As we enter July, many companies are getting into the full swing of preparing for their next fiscal year, which means budgets and forecasts; new initiatives, promotions, and product launches; and hopefully, effective workforce planning to ensure that all of those efforts are successful.
Eliminating poor work relationships through effective workforce planning will help your organization succeed! Workforce planning strategies don’t just focus on having the right numbers of employees in each role, but they also help managers and employees learn how to handle diverse dynamics and empower them to learn from each other as well as use their differences to propel the team to success.
In today’s workforce, teams are often made up of a diverse group of people with a variety of characteristics. When team members are faced with differences such as age, gender, culture, sexual orientation, and religion, team leaders may find it difficult to get them to work as a cohesive unit.
Workforce planning helps you understand the differences among employees and how to use those differences to bring the workforce together so that they can be effective as a whole.
Most businesses continue to run lean following the global financial crisis. This staffing situation has overshadowed what began before the downturn – changing workforce demographics driven by the retirement of Baby Boomers. Over the next few years, most organizations will begin to experience a talent crisis that will affect the way businesses are run. It will affect employee/manager relationships, succession opportunities, approaches toward employee development, philosophies toward retirement, and the fundamental way work together. Workforce planning is important because it addresses all of these issues before they become a problem.

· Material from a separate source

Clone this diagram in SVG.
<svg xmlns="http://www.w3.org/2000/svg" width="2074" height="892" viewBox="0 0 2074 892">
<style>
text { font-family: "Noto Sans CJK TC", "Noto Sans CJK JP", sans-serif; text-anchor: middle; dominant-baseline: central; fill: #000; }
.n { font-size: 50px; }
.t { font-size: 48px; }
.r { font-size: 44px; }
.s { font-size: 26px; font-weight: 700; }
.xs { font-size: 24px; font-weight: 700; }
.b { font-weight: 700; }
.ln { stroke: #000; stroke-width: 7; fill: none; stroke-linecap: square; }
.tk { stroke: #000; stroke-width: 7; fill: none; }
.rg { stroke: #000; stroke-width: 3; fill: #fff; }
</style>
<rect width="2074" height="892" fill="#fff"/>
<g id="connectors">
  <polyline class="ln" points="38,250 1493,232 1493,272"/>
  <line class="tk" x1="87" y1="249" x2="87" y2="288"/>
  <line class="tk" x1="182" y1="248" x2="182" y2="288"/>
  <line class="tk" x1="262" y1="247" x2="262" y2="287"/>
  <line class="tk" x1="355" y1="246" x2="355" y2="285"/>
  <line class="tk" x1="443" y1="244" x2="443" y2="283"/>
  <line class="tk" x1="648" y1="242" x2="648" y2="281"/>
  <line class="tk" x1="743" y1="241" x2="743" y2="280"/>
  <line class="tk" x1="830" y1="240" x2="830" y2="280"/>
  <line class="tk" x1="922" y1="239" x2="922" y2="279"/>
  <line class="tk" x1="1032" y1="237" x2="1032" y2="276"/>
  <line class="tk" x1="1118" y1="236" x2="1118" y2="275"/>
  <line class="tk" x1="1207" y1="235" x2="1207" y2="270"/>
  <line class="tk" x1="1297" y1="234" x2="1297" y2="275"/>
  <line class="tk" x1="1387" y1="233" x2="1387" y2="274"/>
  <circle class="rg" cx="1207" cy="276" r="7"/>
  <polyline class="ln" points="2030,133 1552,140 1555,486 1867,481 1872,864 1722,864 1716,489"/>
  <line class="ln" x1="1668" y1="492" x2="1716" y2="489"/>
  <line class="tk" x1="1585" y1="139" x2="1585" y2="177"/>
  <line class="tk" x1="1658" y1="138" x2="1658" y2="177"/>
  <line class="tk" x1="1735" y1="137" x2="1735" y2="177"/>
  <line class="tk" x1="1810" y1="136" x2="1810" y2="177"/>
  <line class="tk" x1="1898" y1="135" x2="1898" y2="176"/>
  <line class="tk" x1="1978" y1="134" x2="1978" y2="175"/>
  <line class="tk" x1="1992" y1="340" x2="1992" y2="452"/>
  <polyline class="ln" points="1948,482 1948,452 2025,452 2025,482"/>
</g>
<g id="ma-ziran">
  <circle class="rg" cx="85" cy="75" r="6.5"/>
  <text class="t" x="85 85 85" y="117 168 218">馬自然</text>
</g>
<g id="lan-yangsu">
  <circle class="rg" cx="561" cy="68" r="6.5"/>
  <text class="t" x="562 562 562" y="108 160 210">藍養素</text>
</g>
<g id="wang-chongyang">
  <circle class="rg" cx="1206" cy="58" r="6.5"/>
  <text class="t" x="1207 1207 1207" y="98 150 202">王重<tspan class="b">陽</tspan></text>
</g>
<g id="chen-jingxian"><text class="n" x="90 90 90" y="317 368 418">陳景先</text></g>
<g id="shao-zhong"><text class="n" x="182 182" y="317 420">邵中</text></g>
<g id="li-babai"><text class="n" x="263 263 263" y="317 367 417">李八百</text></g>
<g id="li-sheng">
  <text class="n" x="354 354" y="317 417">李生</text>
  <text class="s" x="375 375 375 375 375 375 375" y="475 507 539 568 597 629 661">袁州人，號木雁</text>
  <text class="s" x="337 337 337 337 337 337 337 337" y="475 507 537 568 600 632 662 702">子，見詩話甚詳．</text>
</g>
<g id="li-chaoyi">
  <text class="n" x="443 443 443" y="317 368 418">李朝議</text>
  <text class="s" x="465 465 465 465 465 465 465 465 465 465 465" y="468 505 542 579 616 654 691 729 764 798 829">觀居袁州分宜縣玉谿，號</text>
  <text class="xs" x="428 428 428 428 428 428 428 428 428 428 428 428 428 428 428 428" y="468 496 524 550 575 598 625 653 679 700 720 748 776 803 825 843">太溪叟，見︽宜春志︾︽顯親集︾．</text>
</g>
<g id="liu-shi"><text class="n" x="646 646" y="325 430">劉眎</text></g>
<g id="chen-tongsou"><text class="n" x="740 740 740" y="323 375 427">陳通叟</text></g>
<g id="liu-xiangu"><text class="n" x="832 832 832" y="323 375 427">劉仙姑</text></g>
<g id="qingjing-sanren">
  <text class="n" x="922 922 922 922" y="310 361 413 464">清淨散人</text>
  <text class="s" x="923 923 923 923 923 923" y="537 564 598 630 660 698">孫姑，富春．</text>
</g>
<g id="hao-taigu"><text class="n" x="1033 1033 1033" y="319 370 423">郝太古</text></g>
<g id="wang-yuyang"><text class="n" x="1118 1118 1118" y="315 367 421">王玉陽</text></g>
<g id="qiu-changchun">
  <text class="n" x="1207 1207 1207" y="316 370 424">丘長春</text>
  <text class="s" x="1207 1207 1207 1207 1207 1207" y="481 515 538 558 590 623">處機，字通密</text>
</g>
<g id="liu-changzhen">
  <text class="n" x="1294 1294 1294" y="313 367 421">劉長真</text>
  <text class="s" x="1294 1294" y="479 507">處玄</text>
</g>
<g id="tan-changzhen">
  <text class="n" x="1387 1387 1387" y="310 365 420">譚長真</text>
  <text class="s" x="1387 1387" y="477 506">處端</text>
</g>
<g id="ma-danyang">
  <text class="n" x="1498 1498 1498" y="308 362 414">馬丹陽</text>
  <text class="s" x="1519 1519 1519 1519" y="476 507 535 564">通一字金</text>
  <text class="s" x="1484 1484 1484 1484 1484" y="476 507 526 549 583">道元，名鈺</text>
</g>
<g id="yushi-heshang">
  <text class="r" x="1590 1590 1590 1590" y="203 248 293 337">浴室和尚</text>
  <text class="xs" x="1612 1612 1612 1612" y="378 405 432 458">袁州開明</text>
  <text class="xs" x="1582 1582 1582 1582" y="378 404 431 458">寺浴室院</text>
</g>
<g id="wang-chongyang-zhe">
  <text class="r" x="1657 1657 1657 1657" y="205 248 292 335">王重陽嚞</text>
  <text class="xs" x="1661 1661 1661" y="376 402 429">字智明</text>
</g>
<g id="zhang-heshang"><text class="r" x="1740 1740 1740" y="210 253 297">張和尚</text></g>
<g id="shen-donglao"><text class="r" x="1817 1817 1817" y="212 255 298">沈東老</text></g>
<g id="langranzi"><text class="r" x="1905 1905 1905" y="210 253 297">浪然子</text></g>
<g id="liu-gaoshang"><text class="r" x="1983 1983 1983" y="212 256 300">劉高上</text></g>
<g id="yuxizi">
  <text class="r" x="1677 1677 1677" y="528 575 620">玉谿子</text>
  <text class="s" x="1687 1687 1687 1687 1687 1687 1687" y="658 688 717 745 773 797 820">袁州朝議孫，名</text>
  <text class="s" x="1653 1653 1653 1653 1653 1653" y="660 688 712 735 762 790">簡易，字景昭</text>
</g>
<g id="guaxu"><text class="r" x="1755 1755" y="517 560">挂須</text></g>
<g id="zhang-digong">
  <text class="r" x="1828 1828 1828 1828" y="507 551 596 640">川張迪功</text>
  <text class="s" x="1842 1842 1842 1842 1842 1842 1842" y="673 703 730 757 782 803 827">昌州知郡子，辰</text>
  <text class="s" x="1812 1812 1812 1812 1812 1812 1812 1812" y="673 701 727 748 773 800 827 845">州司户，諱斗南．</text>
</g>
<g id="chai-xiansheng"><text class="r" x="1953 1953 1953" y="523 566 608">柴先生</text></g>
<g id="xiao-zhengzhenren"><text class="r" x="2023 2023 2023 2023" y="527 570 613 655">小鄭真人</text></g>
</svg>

Workforce planning helps you understand the capabilities and roles of everyone throughout your workforce by giving insight into the core characteristics of each employee, regardless of their culture, age, or gender.
You might think that with so many people still searching for full-time work, that any fears of a talent crisis would now be moot. However, companies who are hiring aren’t just taking warm bodies, nor are they willing to train workers who are unskilled in their business. So the talent crisis forecasted before the downturn hasn’t been remedied by large pool of laid-off and displaced workers. Perhaps the most successful companies will be those who figure out a way to take advantage of that talent pool.
As the talent shortage nears, it’s increasingly important to create a business culture that is welcoming and engaging for talented individuals from all backgrounds and all levels of experience.
Managers must find new ways to create the capacity for innovation by encouraging collaboration, sharing knowledge, and working together to create new ideas. Effective workforce planning will help you do just that. Workforce compatibility measures critical workplace compatibility information between a manager (executive, director, supervisor, team leader) and their employees. Organizations use it to improve the relationships of every member of the workforce.
The better a manager understands an employee, the more effective they can be. Effective workforce planning tools combine insight into the unique working characteristics that can impact the employee/manager relationship, along with actionable information on how the employee and manager can work together. Those tools also aid in the understanding of differences in working styles between managers and employees and provide specific guidance on how the manager and employee interact in order to:
- Increase productivity
- Improve communications between manager and employee
- Identify and avoid potential management conflicts
- Resolve ineffective working relationships
Did you know that one of the most common sources of poor work ethic is the relationship between a manager and an employee? And good workers are more likely to leave a company because of their boss, not because of pay. A manager can significantly impact workforce development and employee performance. Whether the impact is positive or negative is often the direct result of their understanding of each other's work habits and style.
Managers who are "out of touch" with their employees often cause low productivity, dwindling morale and high employee turnover, while employees who feel a connection to their manager are often highly productive and engaged in their work. Having a greater understanding of the dynamics of their work relationship will help both parties appreciate where their perspectives are similar and where they differ. This mutual understanding will result in a more productive and positive working relationship.
So don’t just base your next fiscal year’s headcount on the projects and products you plan to tackle. Invest in effective workforce planning tools to not only hire the right numbers of people in the right roles, but also to maintain healthy relationships between your managers and their employees.